Budget doesn’t do enough to protect vulnerable in domestic violence cases

The Society is disappointed that Budget 2018 failed to provide for abolition of civil legal aid fees for victims of domestic violence.

  • No allocated funding to meet UN recommendations on abolition of civil legal aid in domestic violence cases
  • Call to cut waiting times for law centre consultations for legal aid applications – some waiting times up to 34 weeks
  • Call to sub-contract out work to cut waiting times

The Law Society of Ireland today expressed disappointment that Budget 2018 failed to allocate the funding for the abolition of civil legal aid fees for victims of domestic violence and called for reprioritisation of available funding to support vulnerable people during the coming year.

Keith Walsh, Chair of the Law Society’s Family and Child Law Committee said:

“We have long been advocating for increasing access to justice through providing greater access to civil legal aid. In tandem we have long sought a review of the means test to permit more people to become eligible for civil legal aid.”

“The Government’s position does not move towards addressing the United Nations’ recommendations to the Irish Government on legal aid contributions in domestic violence cases.”

“Domestic violence matters are some of the most heart-wrenching and difficult briefs a solicitor can work on. It is said that 1 in 5 women in Ireland who have been in a relationship have been abused by a current or former partner, and evidence shows there is a growing trend in men reporting being abused as well.”

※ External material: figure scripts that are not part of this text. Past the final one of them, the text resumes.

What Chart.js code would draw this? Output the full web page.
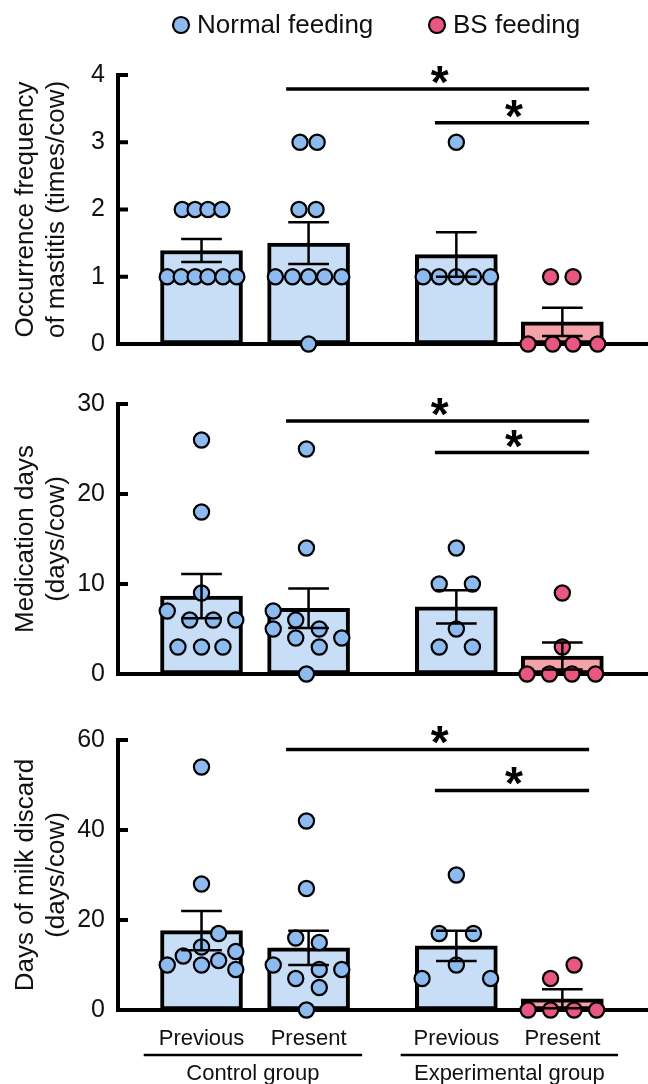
<!DOCTYPE html>
<html>
<head>
<meta charset="utf-8">
<script src="https://cdn.jsdelivr.net/npm/chart.js@4.4.1/dist/chart.umd.min.js"></script>
<style>
  html, body { margin: 0; padding: 0; background: #fff; }
  #wrap { position: relative; width: 648px; height: 1084px; }
  .panel { position: absolute; left: 0; width: 648px; }
</style>
</head>
<body>
<div id="wrap">
  <div class="panel" style="top:0;height:362px"><canvas id="c1"></canvas></div>
  <div class="panel" style="top:362px;height:330px"><canvas id="c2"></canvas></div>
  <div class="panel" style="top:692px;height:392px"><canvas id="c3"></canvas></div>
</div>
<script>
const categories = ["Previous", "Present", "Previous", "Present"];
const groupNames = ["Control group", "Experimental group"];
const seriesNames = ["Normal feeding", "BS feeding"];
const positions = [1, 2, 3.38, 4.37];
const groupSpans = [[0.46, 2.5], [2.86, 4.89]];

// occurrence frequency of mastitis
const mastitisMean = [1.39, 1.5, 1.33, 0.33];
const mastitisSem = [0.17, 0.31, 0.33, 0.21];
const mastitisDots = [
  [2, 2, 2, 2, 1, 1, 1, 1, 1, 1],
  [3, 3, 2, 2, 1, 1, 1, 1, 1, 0],
  [3, 1, 1, 1, 1, 1],
  [1, 1, 0, 0, 0, 0]
];
const mastitisJitter = [
  [-0.18, -0.06, 0.06, 0.19, -0.32, -0.19, -0.06, 0.06, 0.2, 0.33],
  [-0.08, 0.08, -0.09, 0.07, -0.31, -0.15, 0, 0.15, 0.31, 0],
  [0, -0.31, -0.16, 0, 0.16, 0.32],
  [-0.11, 0.1, -0.32, -0.09, 0.1, 0.33]
];
const mastitisSig = [3.79, 3.29];

// medication days
const medMean = [8.65, 7.3, 7.45, 2.0];
const medSem = [2.45, 2.2, 1.85, 1.5];
const medDots = [
  [26, 18, 9, 7, 6, 6, 6, 3, 3, 3],
  [25, 14, 7, 6, 5, 5, 4, 4, 3, 0],
  [14, 10, 10, 5, 3, 3],
  [9, 3, 0, 0, 0, 0]
];
const medJitter = [
  [0, 0, 0, -0.32, -0.11, 0.11, 0.32, -0.22, 0, 0.2],
  [-0.02, -0.02, -0.33, -0.12, -0.33, 0.1, -0.12, 0.31, 0.1, -0.02],
  [0, -0.16, 0.15, 0, -0.16, 0.15],
  [0, 0, -0.33, -0.12, 0.09, 0.31]
];
const medSig = [28.1, 24.6];

// days of milk discard
const milkMean = [17.65, 13.8, 14.25, 2.5];
const milkSem = [4.35, 3.8, 3.35, 2.1];
const milkDots = [
  [54, 28, 17, 14, 13, 12, 11, 10, 10, 9],
  [42, 27, 16, 15, 10, 9, 9, 7, 5, 0],
  [30, 17, 17, 10, 7, 7],
  [10, 7, 0, 0, 0, 0]
];
const milkJitter = [
  [0, 0, 0.16, 0, 0.32, -0.17, 0.16, -0.32, 0, 0.32],
  [-0.02, -0.02, -0.12, 0.1, -0.33, 0.1, 0.31, -0.12, 0.1, -0.02],
  [0, -0.16, 0.16, 0, -0.32, 0.32],
  [0.11, -0.11, -0.32, -0.11, 0.11, 0.32]
];
const milkSig = [57.9, 48.8];

const sigFrom = [1.79, 3.18];
const sigTo = 4.62;

const FONT = '"Liberation Sans", Arial, sans-serif';
const barFill = ['#c8def7', '#c8def7', '#c8def7', '#f5a2a8'];
const dotFill = ['#8dbbef', '#8dbbef', '#8dbbef', '#e8577f'];

function line(ctx, x1, y1, x2, y2){
    ctx.beginPath();
    ctx.moveTo(x1, y1);
    ctx.lineTo(x2, y2);
    ctx.stroke();
}

// ticks pointing inwards, error bars, significance bars
const extras = {
    id: 'extras',
    afterDatasetsDraw(chart, args, opts){
        const {ctx} = chart;
        const x = chart.scales.x, y = chart.scales.y;
        ctx.save();
        ctx.strokeStyle = '#000';
        ctx.fillStyle = '#000';

        ctx.lineWidth = 4;
        y.ticks.forEach(t => {
            if(t.value === 0) return;
            const py = y.getPixelForValue(t.value);
            line(ctx, x.left - 2, py, x.left + 10, py);
        });

        ctx.lineWidth = 2.5;
        opts.mean.forEach((m, i) => {
            const px = x.getPixelForValue(positions[i]);
            const hw = x.getPixelForValue(positions[i] + 0.19) - px;
            const yt = y.getPixelForValue(m + opts.sem[i]);
            const yb = y.getPixelForValue(Math.max(0, m - opts.sem[i]));
            line(ctx, px, yt, px, yb);
            line(ctx, px - hw, yt, px + hw, yt);
            line(ctx, px - hw, yb, px + hw, yb);
        });

        ctx.font = 'bold 46px ' + FONT;
        ctx.textAlign = 'center';
        ctx.textBaseline = 'alphabetic';
        opts.sig.forEach((v, i) => {
            const py = y.getPixelForValue(v);
            const x1 = x.getPixelForValue(sigFrom[i]);
            const x2 = x.getPixelForValue(sigTo);
            ctx.lineWidth = 3.5;
            line(ctx, x1, py, x2, py);
            ctx.fillText('*', (x1 + x2) / 2 + 2, py + 9);
        });
        ctx.restore();
    }
};

const legendDraw = {
    id: 'legendDraw',
    afterDraw(chart, args, opts){
        if(!opts.show) return;
        const ctx = chart.ctx;
        const items = [[181, seriesNames[0], dotFill[0]], [437, seriesNames[1], dotFill[3]]];
        ctx.save();
        ctx.font = '26px ' + FONT;
        ctx.textAlign = 'left';
        ctx.textBaseline = 'middle';
        items.forEach(([cx, text, color]) => {
            ctx.beginPath();
            ctx.arc(cx, 25, 8, 0, Math.PI * 2);
            ctx.fillStyle = color;
            ctx.fill();
            ctx.lineWidth = 2.2;
            ctx.strokeStyle = '#000';
            ctx.stroke();
            ctx.fillStyle = '#111';
            ctx.fillText(text, cx + 16, 26);
        });
        ctx.restore();
    }
};

const groupDraw = {
    id: 'groupDraw',
    afterDraw(chart, args, opts){
        if(!opts.show) return;
        const ctx = chart.ctx;
        const x = chart.scales.x;
        ctx.save();
        ctx.strokeStyle = '#000';
        ctx.lineWidth = 2.5;
        ctx.fillStyle = '#111';
        ctx.font = '22px ' + FONT;
        ctx.textAlign = 'center';
        ctx.textBaseline = 'alphabetic';
        groupSpans.forEach((span, i) => {
            const x1 = x.getPixelForValue(span[0]);
            const x2 = x.getPixelForValue(span[1]);
            line(ctx, x1, x.top + 45, x2, x.top + 45);
            ctx.fillText(groupNames[i], (x1 + x2) / 2, x.top + 70);
        });
        ctx.restore();
    }
};

function makePanel(id, p){
    const dotSets = p.dots.map((vals, g) => ({
        type: 'scatter',
        data: vals.map((v, k) => ({x: positions[g] + p.jitter[g][k], y: v})),
        pointRadius: 7.6,
        pointBorderWidth: 2.2,
        pointBackgroundColor: dotFill[g],
        pointBorderColor: '#000',
        clip: false,
        order: 1
    }));

    new Chart(document.getElementById(id), {
        type: 'bar',
        data: {
            datasets: [{
                type: 'bar',
                data: positions.map((px, i) => ({x: px, y: p.mean[i]})),
                backgroundColor: barFill,
                borderColor: '#000',
                borderWidth: 4,
                borderSkipped: false,
                barThickness: 82,
                clip: false,
                order: 2
            }, ...dotSets]
        },
        options: {
            responsive: true,
            maintainAspectRatio: false,
            animation: false,
            events: [],
            layout: { padding: p.padding, autoPadding: false },
            plugins: {
                legend: { display: false },
                tooltip: { enabled: false },
                extras: { mean: p.mean, sem: p.sem, sig: p.sig },
                legendDraw: { show: !!p.legend },
                groupDraw: { show: !!p.labels }
            },
            scales: {
                x: {
                    type: 'linear',
                    offset: false,
                    min: 0.22,
                    max: 5.17,
                    grid: { display: false, drawTicks: false },
                    border: { display: true, color: '#000', width: 4 },
                    afterBuildTicks: s => { s.ticks = positions.map(v => ({value: v})); },
                    afterFit: s => { s.height = p.labels ? 74 : 0; },
                    ticks: {
                        display: !!p.labels,
                        autoSkip: false,
                        maxRotation: 0,
                        padding: 16,
                        color: '#111',
                        font: { family: FONT, size: 22 },
                        callback: (v, i) => categories[i]
                    }
                },
                y: {
                    min: 0,
                    max: p.max,
                    grid: { display: false, drawTicks: false },
                    border: { display: true, color: '#000', width: 4 },
                    afterFit: s => {
                        s.width = 118;
                        s.paddingTop = 0;
                        s.paddingBottom = 0;
                    },
                    ticks: {
                        stepSize: p.step,
                        padding: 13,
                        color: '#111',
                        font: { family: FONT, size: 25 }
                    },
                    title: {
                        display: true,
                        text: p.title,
                        color: '#111',
                        font: { family: FONT, size: 26, lineHeight: 1.2 },
                        padding: { top: 10, bottom: 0 }
                    }
                }
            }
        },
        plugins: [extras, legendDraw, groupDraw]
    });
}

makePanel('c1', {
    mean: mastitisMean, sem: mastitisSem, dots: mastitisDots, jitter: mastitisJitter, sig: mastitisSig,
    max: 4, step: 1, title: ["Occurrence frequency", "of mastitis (times/cow)"],
    padding: { top: 75, bottom: 18, left: 0, right: 0 }, legend: true
});
makePanel('c2', {
    mean: medMean, sem: medSem, dots: medDots, jitter: medJitter, sig: medSig,
    max: 30, step: 10, title: ["Medication days", "(days/cow)"],
    padding: { top: 42, bottom: 18, left: 0, right: 0 }
});
makePanel('c3', {
    mean: milkMean, sem: milkSem, dots: milkDots, jitter: milkJitter, sig: milkSig,
    max: 60, step: 20, title: ["Days of milk discard", "(days/cow)"],
    padding: { top: 48, bottom: 0, left: 0, right: 0 }, labels: true
});
</script>
</body>
</html>
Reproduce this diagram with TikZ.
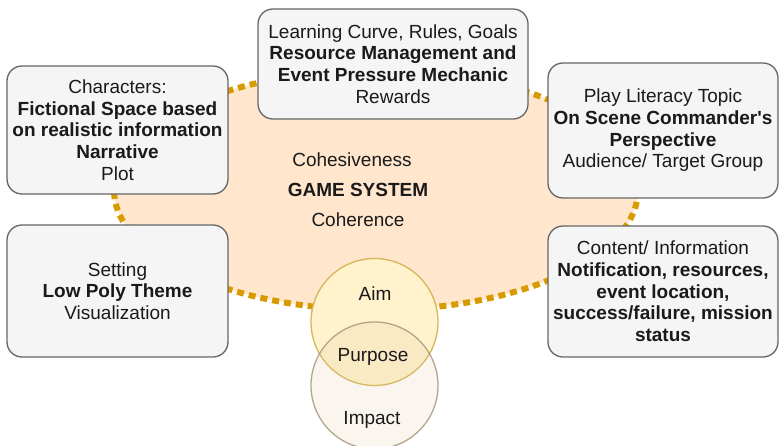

“In addition to reviewing the means test the Legal Aid Board should consider sub- contracting out its work to its private practitioner schemes which are currently under resourced and hence underutilised. This would take pressure off the waiting lists in the law centres and permit the overworked solicitors and staff in the legal aid more space within which to deal with the already formidable waiting lists around the country.”

“We have serious concerns about the waiting times for consultations in law centres. In terms of waiting times, the applicant first has to go through a very detailed process of being vetted to ensure they are entitled to legal aid, only then do they go on the waiting list. This initial vetting process can take some time.”

The Legal Aid Board’s website provides detail of waiting times for first consultations at law centres (as at August 2017), including:

  • Cork South Mall Law Centre: 32 weeks
  • Tallaght Law Centre: 32 weeks
  • Navan Law Centre: 27 weeks

Breakdown figures available on the Legal Aid Board website

This is only the first consultation. There is no indication as to how long actually getting legal services takes after the initial consultation.  

“The Law Society calls for proper funding to be put in place for the Legal Aid Board which has been under resourced since 2008.”

“In addition we would like to pay tribute to the solicitors and staff in the Legal Aid Board who deliver a top class service in spite of the lack of resources and funding.”